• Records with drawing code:

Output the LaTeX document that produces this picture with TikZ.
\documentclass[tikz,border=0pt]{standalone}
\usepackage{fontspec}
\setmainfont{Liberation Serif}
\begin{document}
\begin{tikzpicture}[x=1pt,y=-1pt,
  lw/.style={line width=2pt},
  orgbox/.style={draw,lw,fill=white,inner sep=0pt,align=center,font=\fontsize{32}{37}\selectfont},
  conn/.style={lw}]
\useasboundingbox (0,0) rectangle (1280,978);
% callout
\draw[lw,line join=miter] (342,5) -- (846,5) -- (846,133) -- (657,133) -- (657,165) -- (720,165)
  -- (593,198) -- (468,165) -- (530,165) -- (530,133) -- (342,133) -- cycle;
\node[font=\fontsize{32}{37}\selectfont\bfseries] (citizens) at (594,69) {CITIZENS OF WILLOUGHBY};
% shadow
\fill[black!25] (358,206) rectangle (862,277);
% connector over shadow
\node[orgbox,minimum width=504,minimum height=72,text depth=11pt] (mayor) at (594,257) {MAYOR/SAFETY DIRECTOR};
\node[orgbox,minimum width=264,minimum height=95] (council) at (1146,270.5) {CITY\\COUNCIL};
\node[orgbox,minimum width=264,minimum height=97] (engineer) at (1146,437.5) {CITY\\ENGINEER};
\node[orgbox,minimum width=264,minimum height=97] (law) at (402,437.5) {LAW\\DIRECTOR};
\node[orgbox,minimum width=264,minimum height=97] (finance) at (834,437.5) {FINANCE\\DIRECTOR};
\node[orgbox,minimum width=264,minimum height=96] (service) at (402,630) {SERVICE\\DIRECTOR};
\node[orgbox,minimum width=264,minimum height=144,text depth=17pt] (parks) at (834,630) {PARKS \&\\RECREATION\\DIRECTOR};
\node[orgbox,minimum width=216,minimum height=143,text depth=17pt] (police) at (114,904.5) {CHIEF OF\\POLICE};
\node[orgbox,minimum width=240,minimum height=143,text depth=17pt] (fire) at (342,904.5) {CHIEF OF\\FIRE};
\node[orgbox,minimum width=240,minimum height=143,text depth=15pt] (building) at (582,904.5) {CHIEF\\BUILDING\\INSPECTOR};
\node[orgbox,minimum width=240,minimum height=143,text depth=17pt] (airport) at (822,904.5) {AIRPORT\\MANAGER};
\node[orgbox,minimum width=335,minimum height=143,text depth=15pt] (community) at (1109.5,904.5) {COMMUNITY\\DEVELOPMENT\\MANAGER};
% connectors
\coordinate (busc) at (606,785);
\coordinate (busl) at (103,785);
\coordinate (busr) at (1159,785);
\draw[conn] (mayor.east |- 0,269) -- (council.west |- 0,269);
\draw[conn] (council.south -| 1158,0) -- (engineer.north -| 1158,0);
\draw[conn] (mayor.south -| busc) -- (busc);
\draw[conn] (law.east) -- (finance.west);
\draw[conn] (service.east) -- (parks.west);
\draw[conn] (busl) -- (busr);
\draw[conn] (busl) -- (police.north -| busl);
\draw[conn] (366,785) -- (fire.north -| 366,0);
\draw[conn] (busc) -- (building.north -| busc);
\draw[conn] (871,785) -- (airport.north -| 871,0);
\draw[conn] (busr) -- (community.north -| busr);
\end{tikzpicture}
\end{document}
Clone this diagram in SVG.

• WHAT TO WORK ON:
Check each line above for the word "this" and copy the ones that have it.

• WRITTEN SOLUTION:
Output the LaTeX document that produces this picture with TikZ.
Clone this diagram in SVG.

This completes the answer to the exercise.